**** WORKING DATA

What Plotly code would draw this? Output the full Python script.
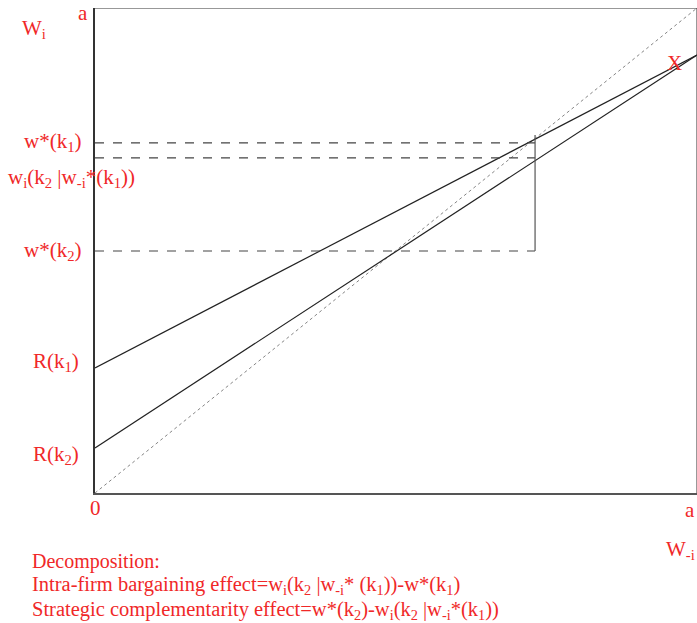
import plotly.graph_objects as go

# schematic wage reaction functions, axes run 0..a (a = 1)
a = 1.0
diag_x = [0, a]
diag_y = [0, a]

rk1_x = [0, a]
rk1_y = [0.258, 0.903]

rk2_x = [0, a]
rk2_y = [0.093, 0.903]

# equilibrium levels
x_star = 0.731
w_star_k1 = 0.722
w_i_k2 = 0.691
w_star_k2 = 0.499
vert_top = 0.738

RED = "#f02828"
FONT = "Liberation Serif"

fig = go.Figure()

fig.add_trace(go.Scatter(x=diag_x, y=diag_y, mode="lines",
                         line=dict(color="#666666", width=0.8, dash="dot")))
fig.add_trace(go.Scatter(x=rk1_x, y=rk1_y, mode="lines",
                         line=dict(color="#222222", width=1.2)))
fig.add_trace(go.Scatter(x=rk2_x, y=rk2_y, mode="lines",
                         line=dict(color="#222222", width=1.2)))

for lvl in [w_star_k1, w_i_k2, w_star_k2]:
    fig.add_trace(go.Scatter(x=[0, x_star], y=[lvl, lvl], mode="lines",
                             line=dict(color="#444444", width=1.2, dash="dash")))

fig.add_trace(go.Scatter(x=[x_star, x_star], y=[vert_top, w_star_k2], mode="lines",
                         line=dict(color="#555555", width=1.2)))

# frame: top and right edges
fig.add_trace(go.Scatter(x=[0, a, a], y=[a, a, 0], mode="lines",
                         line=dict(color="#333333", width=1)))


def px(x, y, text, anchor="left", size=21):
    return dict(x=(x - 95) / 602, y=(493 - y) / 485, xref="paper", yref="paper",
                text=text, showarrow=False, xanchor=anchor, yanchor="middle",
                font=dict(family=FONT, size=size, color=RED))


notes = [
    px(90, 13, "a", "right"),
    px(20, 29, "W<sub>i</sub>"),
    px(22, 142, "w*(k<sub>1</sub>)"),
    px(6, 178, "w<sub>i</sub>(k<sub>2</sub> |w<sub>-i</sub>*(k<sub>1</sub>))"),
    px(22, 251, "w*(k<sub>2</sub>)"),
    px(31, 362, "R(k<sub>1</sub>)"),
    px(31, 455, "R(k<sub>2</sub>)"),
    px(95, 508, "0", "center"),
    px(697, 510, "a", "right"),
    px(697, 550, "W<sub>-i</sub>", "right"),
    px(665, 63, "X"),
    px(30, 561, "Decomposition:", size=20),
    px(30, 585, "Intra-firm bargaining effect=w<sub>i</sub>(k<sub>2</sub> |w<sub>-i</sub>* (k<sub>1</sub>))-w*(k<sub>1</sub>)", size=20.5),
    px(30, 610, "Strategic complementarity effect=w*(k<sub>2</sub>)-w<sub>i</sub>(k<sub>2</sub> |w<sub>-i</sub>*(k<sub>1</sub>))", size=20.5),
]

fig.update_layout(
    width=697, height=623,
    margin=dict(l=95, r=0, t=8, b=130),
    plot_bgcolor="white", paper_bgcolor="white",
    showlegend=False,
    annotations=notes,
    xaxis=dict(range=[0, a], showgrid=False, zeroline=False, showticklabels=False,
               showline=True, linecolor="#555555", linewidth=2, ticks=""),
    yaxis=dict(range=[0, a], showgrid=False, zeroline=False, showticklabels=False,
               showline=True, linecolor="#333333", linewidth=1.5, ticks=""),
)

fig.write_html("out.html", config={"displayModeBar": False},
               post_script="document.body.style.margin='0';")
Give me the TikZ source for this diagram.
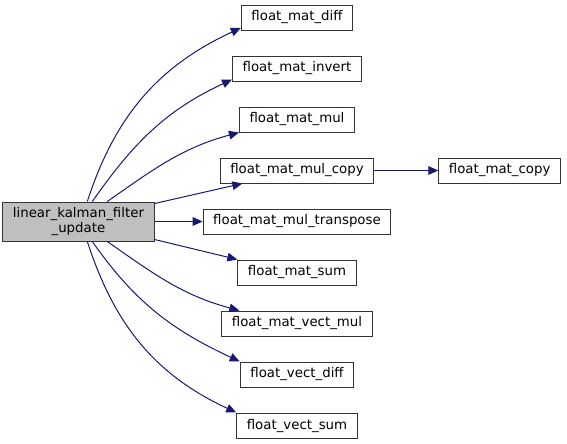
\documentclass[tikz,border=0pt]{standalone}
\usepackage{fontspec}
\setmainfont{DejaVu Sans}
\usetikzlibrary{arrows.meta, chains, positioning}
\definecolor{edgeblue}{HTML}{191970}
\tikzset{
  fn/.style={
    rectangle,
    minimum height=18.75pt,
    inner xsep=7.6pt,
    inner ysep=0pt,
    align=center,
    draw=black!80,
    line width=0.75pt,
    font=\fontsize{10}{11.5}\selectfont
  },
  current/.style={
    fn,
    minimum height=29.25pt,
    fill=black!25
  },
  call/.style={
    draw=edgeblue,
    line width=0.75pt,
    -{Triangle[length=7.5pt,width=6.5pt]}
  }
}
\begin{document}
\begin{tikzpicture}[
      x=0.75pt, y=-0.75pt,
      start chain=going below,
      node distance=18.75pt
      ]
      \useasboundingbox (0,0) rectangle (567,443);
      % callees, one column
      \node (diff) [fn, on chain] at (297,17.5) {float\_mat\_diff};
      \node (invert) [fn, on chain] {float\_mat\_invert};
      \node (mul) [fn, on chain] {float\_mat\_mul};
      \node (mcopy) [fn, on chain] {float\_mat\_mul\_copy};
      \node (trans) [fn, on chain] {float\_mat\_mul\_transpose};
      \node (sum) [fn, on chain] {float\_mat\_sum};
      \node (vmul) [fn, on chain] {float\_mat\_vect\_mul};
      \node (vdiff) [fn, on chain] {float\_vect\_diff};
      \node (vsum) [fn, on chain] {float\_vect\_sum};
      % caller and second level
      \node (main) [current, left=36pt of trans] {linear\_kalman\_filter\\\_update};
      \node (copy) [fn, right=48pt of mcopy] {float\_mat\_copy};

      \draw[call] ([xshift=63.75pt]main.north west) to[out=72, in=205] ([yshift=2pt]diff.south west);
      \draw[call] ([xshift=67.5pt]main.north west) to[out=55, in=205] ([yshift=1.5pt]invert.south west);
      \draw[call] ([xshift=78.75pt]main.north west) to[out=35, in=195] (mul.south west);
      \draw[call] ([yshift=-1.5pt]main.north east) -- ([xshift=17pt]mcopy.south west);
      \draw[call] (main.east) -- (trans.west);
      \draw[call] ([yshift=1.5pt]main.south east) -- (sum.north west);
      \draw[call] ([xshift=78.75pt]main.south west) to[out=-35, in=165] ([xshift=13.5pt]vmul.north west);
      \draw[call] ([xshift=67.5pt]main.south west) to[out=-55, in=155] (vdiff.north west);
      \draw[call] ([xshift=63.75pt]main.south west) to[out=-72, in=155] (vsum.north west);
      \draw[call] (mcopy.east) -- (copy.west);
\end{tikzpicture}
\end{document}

********

WHAT TO PRODUCE: Reproduce each entry precisely. Leave the pictures out.

SOLUTION TO THE PROBLEM:
What Plotly code would draw this? Output the full Python script.
import plotly.graph_objects as go

# schematic wage reaction functions, axes run 0..a (a = 1)
a = 1.0
diag_x = [0, a]
diag_y = [0, a]

rk1_x = [0, a]
rk1_y = [0.258, 0.903]

rk2_x = [0, a]
rk2_y = [0.093, 0.903]

# equilibrium levels
x_star = 0.731
w_star_k1 = 0.722
w_i_k2 = 0.691
w_star_k2 = 0.499
vert_top = 0.738

RED = "#f02828"
FONT = "Liberation Serif"

fig = go.Figure()

fig.add_trace(go.Scatter(x=diag_x, y=diag_y, mode="lines",
                         line=dict(color="#666666", width=0.8, dash="dot")))
fig.add_trace(go.Scatter(x=rk1_x, y=rk1_y, mode="lines",
                         line=dict(color="#222222", width=1.2)))
fig.add_trace(go.Scatter(x=rk2_x, y=rk2_y, mode="lines",
                         line=dict(color="#222222", width=1.2)))

for lvl in [w_star_k1, w_i_k2, w_star_k2]:
    fig.add_trace(go.Scatter(x=[0, x_star], y=[lvl, lvl], mode="lines",
                             line=dict(color="#444444", width=1.2, dash="dash")))

fig.add_trace(go.Scatter(x=[x_star, x_star], y=[vert_top, w_star_k2], mode="lines",
                         line=dict(color="#555555", width=1.2)))

# frame: top and right edges
fig.add_trace(go.Scatter(x=[0, a, a], y=[a, a, 0], mode="lines",
                         line=dict(color="#333333", width=1)))


def px(x, y, text, anchor="left", size=21):
    return dict(x=(x - 95) / 602, y=(493 - y) / 485, xref="paper", yref="paper",
                text=text, showarrow=False, xanchor=anchor, yanchor="middle",
                font=dict(family=FONT, size=size, color=RED))


notes = [
    px(90, 13, "a", "right"),
    px(20, 29, "W<sub>i</sub>"),
    px(22, 142, "w*(k<sub>1</sub>)"),
    px(6, 178, "w<sub>i</sub>(k<sub>2</sub> |w<sub>-i</sub>*(k<sub>1</sub>))"),
    px(22, 251, "w*(k<sub>2</sub>)"),
    px(31, 362, "R(k<sub>1</sub>)"),
    px(31, 455, "R(k<sub>2</sub>)"),
    px(95, 508, "0", "center"),
    px(697, 510, "a", "right"),
    px(697, 550, "W<sub>-i</sub>", "right"),
    px(665, 63, "X"),
    px(30, 561, "Decomposition:", size=20),
    px(30, 585, "Intra-firm bargaining effect=w<sub>i</sub>(k<sub>2</sub> |w<sub>-i</sub>* (k<sub>1</sub>))-w*(k<sub>1</sub>)", size=20.5),
    px(30, 610, "Strategic complementarity effect=w*(k<sub>2</sub>)-w<sub>i</sub>(k<sub>2</sub> |w<sub>-i</sub>*(k<sub>1</sub>))", size=20.5),
]

fig.update_layout(
    width=697, height=623,
    margin=dict(l=95, r=0, t=8, b=130),
    plot_bgcolor="white", paper_bgcolor="white",
    showlegend=False,
    annotations=notes,
    xaxis=dict(range=[0, a], showgrid=False, zeroline=False, showticklabels=False,
               showline=True, linecolor="#555555", linewidth=2, ticks=""),
    yaxis=dict(range=[0, a], showgrid=False, zeroline=False, showticklabels=False,
               showline=True, linecolor="#333333", linewidth=1.5, ticks=""),
)

fig.write_html("out.html", config={"displayModeBar": False},
               post_script="document.body.style.margin='0';")
Give me the TikZ source for this diagram.
\documentclass[tikz,border=0pt]{standalone}
\usepackage{fontspec}
\setmainfont{DejaVu Sans}
\usetikzlibrary{arrows.meta, chains, positioning}
\definecolor{edgeblue}{HTML}{191970}
\tikzset{
  fn/.style={
    rectangle,
    minimum height=18.75pt,
    inner xsep=7.6pt,
    inner ysep=0pt,
    align=center,
    draw=black!80,
    line width=0.75pt,
    font=\fontsize{10}{11.5}\selectfont
  },
  current/.style={
    fn,
    minimum height=29.25pt,
    fill=black!25
  },
  call/.style={
    draw=edgeblue,
    line width=0.75pt,
    -{Triangle[length=7.5pt,width=6.5pt]}
  }
}
\begin{document}
\begin{tikzpicture}[
      x=0.75pt, y=-0.75pt,
      start chain=going below,
      node distance=18.75pt
      ]
      \useasboundingbox (0,0) rectangle (567,443);
      % callees, one column
      \node (diff) [fn, on chain] at (297,17.5) {float\_mat\_diff};
      \node (invert) [fn, on chain] {float\_mat\_invert};
      \node (mul) [fn, on chain] {float\_mat\_mul};
      \node (mcopy) [fn, on chain] {float\_mat\_mul\_copy};
      \node (trans) [fn, on chain] {float\_mat\_mul\_transpose};
      \node (sum) [fn, on chain] {float\_mat\_sum};
      \node (vmul) [fn, on chain] {float\_mat\_vect\_mul};
      \node (vdiff) [fn, on chain] {float\_vect\_diff};
      \node (vsum) [fn, on chain] {float\_vect\_sum};
      % caller and second level
      \node (main) [current, left=36pt of trans] {linear\_kalman\_filter\\\_update};
      \node (copy) [fn, right=48pt of mcopy] {float\_mat\_copy};

      \draw[call] ([xshift=63.75pt]main.north west) to[out=72, in=205] ([yshift=2pt]diff.south west);
      \draw[call] ([xshift=67.5pt]main.north west) to[out=55, in=205] ([yshift=1.5pt]invert.south west);
      \draw[call] ([xshift=78.75pt]main.north west) to[out=35, in=195] (mul.south west);
      \draw[call] ([yshift=-1.5pt]main.north east) -- ([xshift=17pt]mcopy.south west);
      \draw[call] (main.east) -- (trans.west);
      \draw[call] ([yshift=1.5pt]main.south east) -- (sum.north west);
      \draw[call] ([xshift=78.75pt]main.south west) to[out=-35, in=165] ([xshift=13.5pt]vmul.north west);
      \draw[call] ([xshift=67.5pt]main.south west) to[out=-55, in=155] (vdiff.north west);
      \draw[call] ([xshift=63.75pt]main.south west) to[out=-72, in=155] (vsum.north west);
      \draw[call] (mcopy.east) -- (copy.west);
\end{tikzpicture}
\end{document}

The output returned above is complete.